Sunday, March 5, 2017

Meatless Monday: Late Winter Salad

It’s been over a month of Mondays since I last managed a post.
I thought I’d get back in the groove by sharing a simple idea with you.

It’s in the teens outside today. But the warm weather last week had me thinking about salad. Native tomatoes are months away. The very tasty ones grown in Maine greenhouses that I found at Nica’s up the street are selling for $5.99 a pound! The other ones with good flavor come from south of the border and are pretty pricey, too.

But California oranges are another matter. Ditto for Florida grapefruit. Most of the stores are offering bargain prices for bags of citrus. [Note: A word to the wise. Check to verify that the fruit is firm. Remove from the fruit from the bag and put in the fridge as soon as you get home.]

I have discovered that citrus paired with spinach greens is a perfect solution for my late winter salad cravings.

Here is the recipe for the salad pictured here.
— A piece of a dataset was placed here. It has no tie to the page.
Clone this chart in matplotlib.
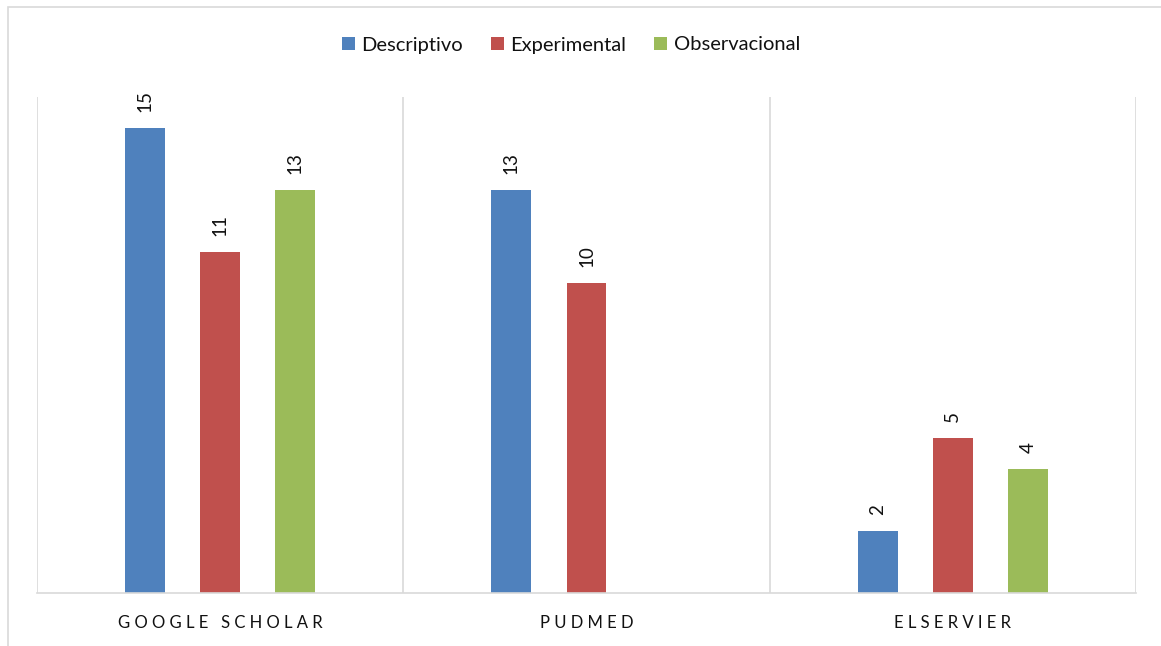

Elaine’s Late Winter Salad

  • Fresh Spinach
  • Arugula
  • Radicchio
  • Red Onion
  • Blood Oranges
  • Dried Cranberries
  • Sunflower Seeds

  • 1 Tablespoon Balsamic Vinegar
  • 3 Tablespoons Olive Oil
  • Salt and freshly ground black pepper to taste

  • Wash the salad greens and spin dry.
  • Tear into reasonable sized pieces.
  • Thinly slice red onion to your taste.
  • Peel and break a blood orange into sections. Cut each section in half before adding to the salad.
  • Add a few dried cranberries for color.
  • Sprinkle sunflower seeds on top.
  • Whisk the dressing ingredients together
  •  Top your salad

  • Cara cara oranges, naval oranges, grapefruit, and clementines are also delicious.
  • You can use any combination of salad greens you wish. 
  • With the addition of cheese you have a one bowl meal.

Enjoy! “See you” again soon.

On Mondays I often blog on food, food issues, or gardening in support of Meatless Monday, one of several programs developed in the Healthy Monday project, founded in 2003 in association with Columbia University’s Mailman School of Public Health, Johns Hopkins Bloomberg School of Public Health and Syracuse University’s Newhouse School of Communications. Meatless Monday’s goal is “to help reduce meat consumption 15% in order to improve personal health and the health of our planet.”